02 November 2022

North Korea fires ‘more than ten’ ballistic missiles hours after threatening US

02 November 2022

Seoul has said North Korea fired more than ten missiles off its eastern and western coasts hours after issuing a veiled threat to use nuclear weapons against the US and South Korea.

The escalation in animosities between the rivals saw South Korea issue an air raid alert for an eastern island, with residents there evacuated to underground shelters.

After the North fired the missiles in its direction on Wednesday morning, South Korea quickly responded by performing its own missile tests.

Seoul said it conducted the air-to-surface missile tests to show its determination to get tough on North Korean provocations. South Korea’s military said its fighter jets fired three precision-guided missiles to sites near the rivals’ eastern sea border.

In an emergency meeting with top security officials, South Korean President Yoon Suk Yeol ordered officials to take swift unspecified steps to get North Korea to face consequences for its provocation. He said he would consider the North Korean missile’s landing near the border “a virtual violation of (our) territorial waters”.

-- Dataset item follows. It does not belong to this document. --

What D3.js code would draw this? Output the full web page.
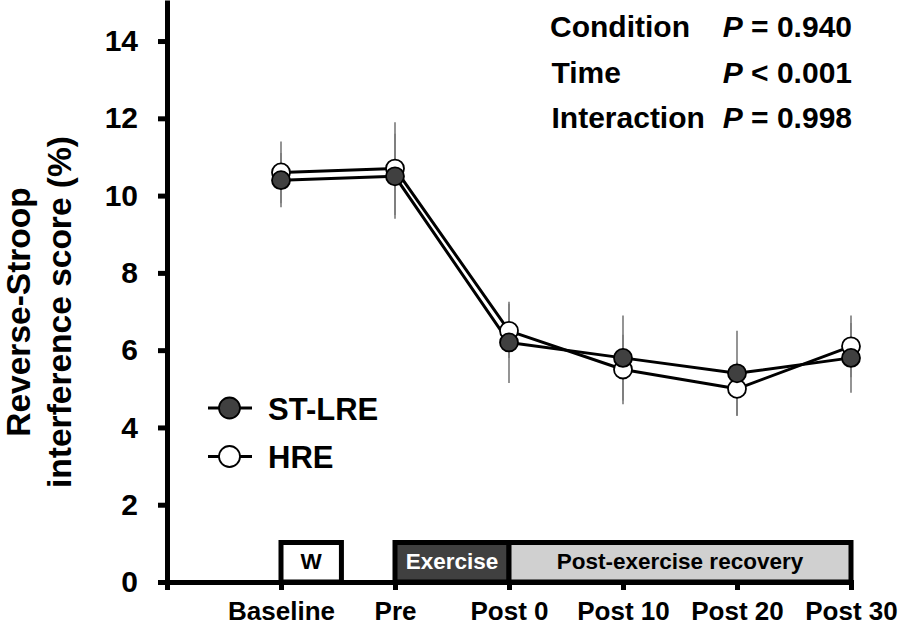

Japanese Defence Minister Yasukazu Hamada also addressed the missiles fired by the North, telling reporters that at least two of them showed possible on “irregular” trajectory. This suggests the missiles are the North’s highly manoeuvrable, nuclear-capable KN-23 missile, which was modelled on Russia’s Iskander missile.

While Prime Minister Fumio Kishida called North Korea’s continuing missile tests “absolutely impermissible”.

Earlier on Wednesday, the South’s Joint Chiefs of Staff said North Korea fired the missiles from its eastern coastal area of Wonsan.

According to a statement, one of the missiles landed in the international waters 16 miles south of the Koreas’ eastern sea border and 104 miles north-west of South Korea’s Ulleung island.

The Joint Chiefs of Staff said South Korea will not tolerate North Korean provocations and will sternly deal with them in close coordination with the United States. It said South Korea has boosted its surveillance posture on North Korea.

Animosities on the Korean Peninsula have been running high in recent months, with North Korea testing a string of nuclear-capable missiles and adopting a law authorising the pre-emptive use of its nuclear weapons in a broad range of situations. Some experts still doubt North Korea could use nuclear weapons first in the face of US and South Korean forces.

North Korea has argued its recent weapons tests were meant to issue a warning to Washington and Seoul over their series of joint military drills that it views as an invasion rehearsal, including this week’s exercises involving about 240 warplanes.

In a statement released early on Wednesday, Pak Jong Chon, a secretary of the ruling Workers’ Party who is considered a close confidant of leader Kim Jong Un, called the so-called Vigilant Storm air force drills “aggressive and provocative”.

Mr Pak also accused the Pentagon of formulating a North Korean regime collapse as a major policy objective in an apparent reference to the Pentagon’s recently released National Defence Strategy report. The report stated any nuclear attack by North Korea against the United States or its allies and partners “will result in the end of that regime”.

He slammed South Korean military leaders over what he called “rubbish” comments that threatened to destroy North Korea if it uses nuclear weapons.

South Korea’s military has warned North Korea that using its nuclear weapons would put it on a “path of self-destruction”.

“If the US and South Korea attempt to use armed forces against (North Korea) without any fear, the special means of the (North’s) armed forces will carry out their strategic mission without delay,” Mr Pak said, in an apparent reference to his country’s nuclear weapons.

“The US and South Korea will have to face a terrible case and pay the most horrible price in history,” he said.